Die Nibelungen-Sage gehört zu den bedeutendsten Dichtungen des Mittelalters. Hollywood hätte sie sich nicht besser ausdenken können: jene Heldengeschichte vom mutigen Schmied, der in Wahrheit ein Königssohn ist, der auszieht, den Drachen zu besiegen, und zurückkehrt mit einem verfluchten Schatz. Aber auch jene amourösen Irrungen, die schon im Mittelalter die Zuhörer in ihren Bann schlugen, besitzen leinwandsprengende Kraft. Freilich, das Happy End war für germanische Recken und nordische Walküren noch nicht erfunden. Also lodert in den “Nibelungen” das Feuer der Eifersucht, nachdem Siegfried im Drachenblut badet und mit Tarnkappe des Königs Gunther mangelhafte Durchschlagskraft bei Brunhilde ausbügelt. Gier, Liebe, Rachsucht treiben die Menschen in einen Mordrausch, der in einem Blutbad endet.
“Es ist eine deutsche Katastrophen-Geschichte”, sagt Regisseur Uli Edel. Schon vor über 20 Jahren wollte er “Die Nibelungen” verfilmen. “Doch für die Produzenten war die Geschichte bislang immer zu düster und zu blutig.” So sehr der zeitlose Stoff auch die Bedürfnisse nach Action, Drama und Leidenschaft befriedigt – Helden sterben sieht kein Zuschauer gern. Doch nach dem phänomenalen Erfolg der “Herr der Ringe”-Trilogie im Kino schien auch für Siegfried & Co die Zeit gekommen. 20 Millionen Euro machte Sat 1 für das visuell sehr überzeugende Spektakel locker. Trotzdem wäre ohne die heutigen Möglichkeiten der digitalen Technik ein solcher Film nie zustande gekommen. Über 60 Prozent der Szenen liegen visuelle Effekte aus dem Computer zugrunde. Nicht nur der Drache wurde vollständig im Rechner zum Leben erweckt, auch viele Schauplätze wurden aus Versatzstücken realer Bauten, Landschaften und Fotografien kombiniert. Selbst die Drehorte hatten nichts mit den Originalschauplätzen der Sage zu tun: Südafrika wurde gewählt, weil man hier noch im Winter 12 Stunden am Tag drehen konnte. Nur so schaffte Edel die 180 Minuten in 54 Tagen.

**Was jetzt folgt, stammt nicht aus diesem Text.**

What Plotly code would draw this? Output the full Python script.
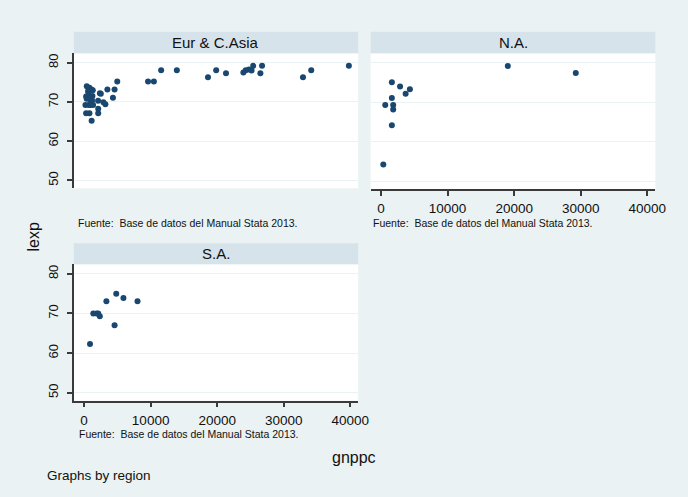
import plotly.graph_objects as go

# ---- data ----
eur_gnppc = [400, 800, 1100, 600, 1300, 300, 900, 1250, 640, 390, 890, 1200,
             200, 700, 1000, 1350, 300, 800, 1130, 2120, 2120, 2370, 2510, 2100,
             3200, 2900, 3500, 4580, 4330, 4980, 9610, 10490, 11580, 13940,
             18620, 19850, 21330, 23940, 24290, 24780, 25170, 25420, 26500,
             26750, 32900, 34140, 39800]
eur_lexp = [74.0, 73.6, 73.2, 72.8, 73.0, 71.4, 71.2, 71.5, 72.4, 70.8, 70.6, 70.4,
            69.2, 69.2, 69.2, 69.2, 67.1, 67.1, 65.2, 68.3, 67.1, 72.2, 72.1, 70.3,
            69.4, 69.9, 73.2, 73.2, 71.1, 75.2, 75.2, 75.2, 78.1, 78.1,
            76.3, 78.1, 77.3, 77.5, 78.1, 78.3, 78.0, 79.2, 77.3,
            79.2, 76.3, 78.1, 79.2]

na_gnppc = [19040, 29250, 1630, 2860, 4340, 3700, 1630, 640, 1830, 1830, 1630, 350]
na_lexp = [79.2, 77.4, 75.1, 74.0, 73.3, 72.2, 71.1, 69.3, 69.3, 68.2, 64.2, 54.3]

sa_gnppc = [890, 1380, 1870, 2120, 2360, 3350, 4830, 4580, 5910, 8030]
sa_lexp = [62.3, 70.0, 70.0, 70.0, 69.3, 73.1, 75.0, 67.0, 73.9, 73.1]

regions = ["Eur & C.Asia", "N.A.", "S.A."]
y_ticks = [50, 60, 70, 80]
x_ticks = [0, 10000, 20000, 30000, 40000]
note = "Fuente:  Base de datos del Manual Stata 2013."

W, H = 688, 497
BG = "#EAF2F3"
STRIP = "#D6E3EA"
NAVY = "#1A476F"
FONT = "Liberation Sans, Arial, sans-serif"

def px(x):
    return x / W

def py(y):
    return 1 - y / H

# panel geometry in pixels (left, right, top of plot, bottom of plot, strip top)
panels = [
    (75, 364, 53.3, 188.3, 31.7),
    (376.7, 666, 53.3, 189.3, 31.7),
    (75, 364, 264.3, 400.7, 243.3),
]

fig = go.Figure()
data = [(eur_gnppc, eur_lexp), (na_gnppc, na_lexp), (sa_gnppc, sa_lexp)]
for i, (xs, ys) in enumerate(data):
    fig.add_trace(go.Scatter(
        x=xs, y=ys, mode="markers",
        marker=dict(symbol="circle", size=6, color=NAVY),
        xaxis="x" if i == 0 else f"x{i+1}",
        yaxis="y" if i == 0 else f"y{i+1}",
        showlegend=False, hoverinfo="x+y"))

layout = dict(
    width=W, height=H,
    margin=dict(l=0, r=0, t=0, b=0),
    paper_bgcolor=BG, plot_bgcolor="white",
    font=dict(family=FONT, color="#111111"),
    showlegend=False,
)

show_x = [False, True, True]
show_y = [True, False, True]
shapes = []
annotations = []
for i, (l, r, t, b, st) in enumerate(panels):
    xa = "xaxis" if i == 0 else f"xaxis{i+1}"
    ya = "yaxis" if i == 0 else f"yaxis{i+1}"
    yanchor = "y" if i == 0 else f"y{i+1}"
    xanchor = "x" if i == 0 else f"x{i+1}"
    layout[xa] = dict(
        domain=[px(l), px(r)], anchor=yanchor,
        range=[-1550, 41200], tickvals=x_ticks,
        ticktext=[str(v) for v in x_ticks],
        showgrid=False, zeroline=False,
        showline=show_x[i], linecolor="#3a3a3a", linewidth=1.5,
        ticks="outside" if show_x[i] else "", ticklen=5, tickwidth=1.5,
        tickcolor="#3a3a3a",
        showticklabels=show_x[i],
        tickfont=dict(size=13.5, family=FONT, color="#111111"),
        ticklabelstandoff=1,
    )
    layout[ya] = dict(
        domain=[py(b), py(t)], anchor=xanchor,
        range=[48.0, 82.4], tickvals=y_ticks,
        ticktext=[str(v) for v in y_ticks],
        showgrid=True, gridcolor=BG, gridwidth=1.2,
        zeroline=False,
        showline=show_y[i], linecolor="#3a3a3a", linewidth=1.5,
        ticks="outside" if show_y[i] else "", ticklen=5, tickwidth=1.5,
        tickcolor="#3a3a3a",
        showticklabels=show_y[i], tickangle=-90,
        tickfont=dict(size=13, family=FONT, color="#111111"),
        ticklabelstandoff=4,
    )
    # strip
    shapes.append(dict(type="rect", xref="paper", yref="paper",
                       x0=px(l), x1=px(r), y0=py(t), y1=py(st),
                       fillcolor=STRIP, line=dict(width=0), layer="below"))
    annotations.append(dict(text=regions[i], xref="paper", yref="paper",
                            x=px((l + r) / 2), y=py((t + st) / 2),
                            xanchor="center", yanchor="middle", showarrow=False,
                            font=dict(size=15, family=FONT, color="#111111")))

# notes
for (nx, ny) in [(77, 222.5), (377.5, 222.5), (78, 434)]:
    annotations.append(dict(text=note, xref="paper", yref="paper",
                            x=px(nx), y=py(ny), xanchor="left", yanchor="middle",
                            showarrow=False,
                            font=dict(size=10.5, family=FONT, color="#111111")))

annotations.append(dict(text="lexp", xref="paper", yref="paper",
                        x=px(34), y=py(237), xanchor="center", yanchor="middle",
                        textangle=-90, showarrow=False,
                        font=dict(size=16, family=FONT, color="#111111")))
annotations.append(dict(text="gnppc", xref="paper", yref="paper",
                        x=px(360), y=py(457), xanchor="center", yanchor="middle",
                        showarrow=False,
                        font=dict(size=16, family=FONT, color="#111111")))
annotations.append(dict(text="Graphs by region", xref="paper", yref="paper",
                        x=px(46), y=py(475), xanchor="left", yanchor="middle",
                        showarrow=False,
                        font=dict(size=13.5, family=FONT, color="#111111")))

layout["shapes"] = shapes
layout["annotations"] = annotations
fig.update_layout(**layout)
fig.write_html(
    "out.html",
    config={"displayModeBar": False},
    post_script="document.body.style.margin='0';"
                "document.body.style.background='%s';"
                "document.body.style.overflow='hidden';" % BG,
)
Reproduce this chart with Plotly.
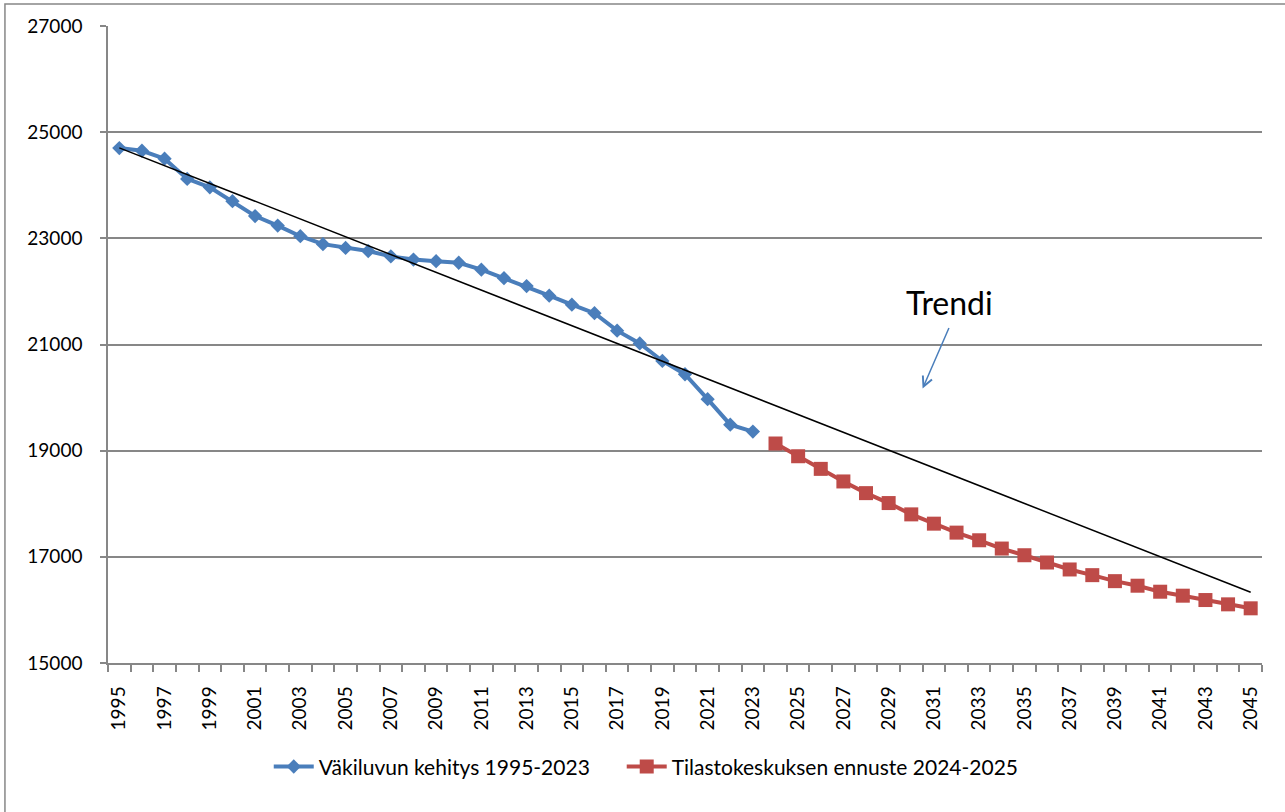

Der Deutsche mit Wahlheimat USA, legte Wert darauf, das Drama nicht den Effekten zu opfern. Deshalb war es für ihn wichtig, einen wie Benno Fürmann zu verpflichten. Der war zunächst skeptisch. Denn für den Charakterdarsteller war der Siegfried “die erste Rolle, die innerhalb einer Dramaturgie funktioniert, die nicht aus dem Alltag gegriffen ist”. Auch der Kampf mit der blauen Wand, vor der er so oft agieren musste, war für Fürmann das, was für seinen Helden der Kampf mit dem Drachen war. “Ich hatte noch nie so wenig Übersicht am Ende eines Tages wie bei diesem Film.“ Doch Fürmann überzeugt. Sein Siegfried ist mehr als der strahlende Sieger-Typ vom Rhein. Kein tumber Koloss, wie ihn der Hammerwerfer Uwe Beyer in der 60er-Jahre-Verfilmung gab. Seiner Figur genähert hat sich der Schauspieler wie Siegfried einst dem Drachen: zupackend und unerschrocken. “Weniger denken, mehr machen und dadurch einfach sein”, war seine Devise. Kindlich habe er sich seiner Rolle und dem Genre des Ritterspektakels genähert. So wie Kinder Ritterspielen, so habe auch er sich das Wams übergeworfen und sich eingeredet: “Ich will die Prinzessin – deshalb muss der Drache weg!” Und auch jene Prinzessin ist stark in jeder Hinsicht. Kristianna Loken, die in “Terminator 3” Arnold Schwarzenegger vermöbeln durfte, gelingt mit der wilden Brunhilde die Darstellung einer spannungsreichen Figur von ungewöhnlicher Physis. Gegen sie und Fürmann kommen selbst die Hollywood-erfahrenen, unter Maske und Kostüm kaum erkennbaren Julian Sands, Samuel West und Götz Otto nicht an. (Text-Stand: 29.11.2004)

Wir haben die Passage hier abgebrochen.